Taxis take part in ‘slow drive’ to protest Uber’s ‘illegal' return to Barcelona
Hundreds take part in protest while 10,000 people have opened Uber app in just two days
Taxi drivers protested against Uber’s return to Barcelona on Thursday. The American firm came back on 16 March, with 350 drivers, following a two-year absence from working in the city.
Elite Taxi, a group that represents taxi drivers and claims to have the support of 4,000 cars, has spoken out against Uber’s “illegal” return, their spokesperson Tito Álvarez calling Uber’s 350 drivers “traitors” and promising to “reject them”.
The demonstration on March 18 started at Barcelona’s Plaça Espanya with the aim to head to the Catalan Parliament building. Cars blocked roads and disrupted transport by driving very slowly en masse.
On route, cars stopped outside the office of the main Catalan business association, the Foment del Treball Nacional on Via Laietana. Protesters made noise and threw paper at the building to demonstrate “that we are prepared to fight”.
A tweet posted by Elite Taxi read:
“We are starting at the Venetian towers and heading towards the Catalan parliament, against Uber’s illegal return and the connivance shown by organizations such as Foment del Treball, where our society’s precariousness begins.”

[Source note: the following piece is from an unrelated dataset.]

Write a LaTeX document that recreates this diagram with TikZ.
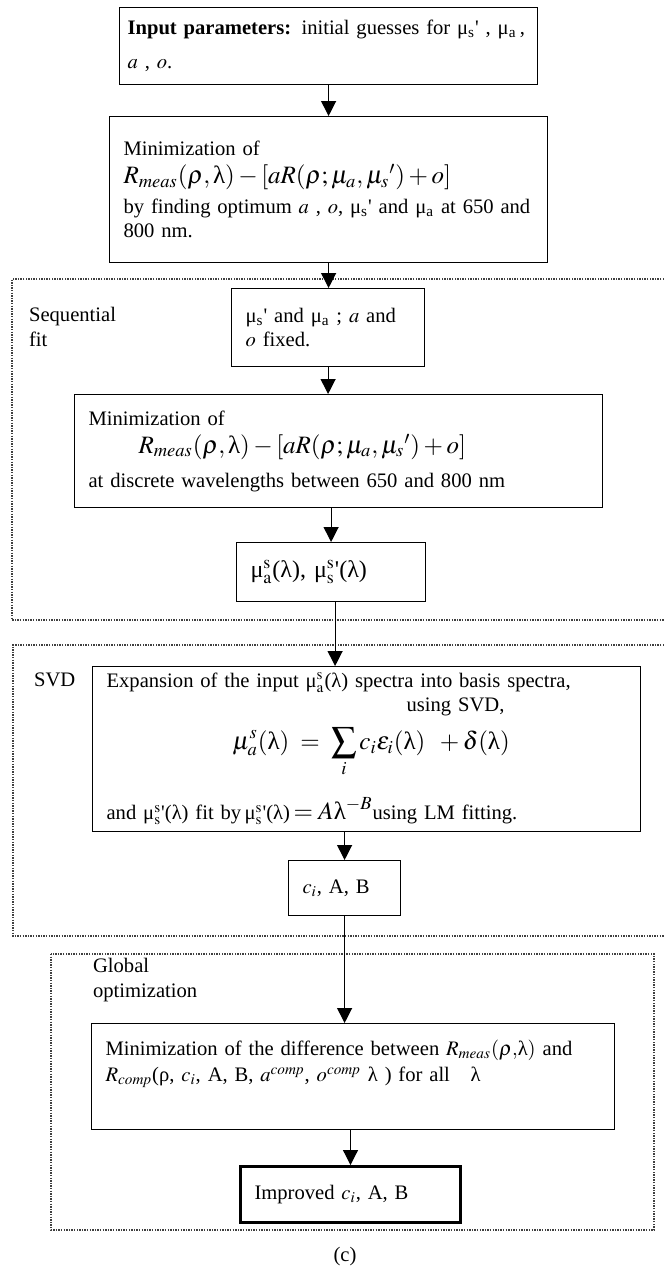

Arrancamos desde las torres venecianas, hacia el Parlament de Cataluña, contra la entrada ILEGAL de Uber y la connivencia que muestran organismos como Foment del Treball, puerta de entrada para la precariedad de la sociedad.#TaxiEnLucha pic.twitter.com/IHarcUhTbZ— Elite Taxi Barcelona (@Elite_TaxiBcn) March 18, 2021
The history of Uber in Barcelona
This is yet another event in a long-standing campaign of cabs warring with a company they fear will render them obsolete.
It is thought that this protest is the largest held by taxi drivers since January 2019, which saw six days of unrest that left one of the city’s main avenues blockaded as well as taxi drivers clashing with police and vandalizing ridesharing vehicles.
This response came after the Catalan government proposed to pass a law forcing Cabify and Uber users to book their rides at least 15 minutes in advance. Taxi drivers saw it as insufficient and demanded a longer booking period. The protests finally stopped once the Catalan government agreed to extend this time to a 1-hour-minimum advance which pushed Uber and Cabify to stop offering their services in Barcelona.
Since Uber announced it’s return to Barcelona on March 16, however, 10,000 people have opened the app in just its first two days back. The company also confirmed that half a million of the city’s residents already have the app installed on their phone.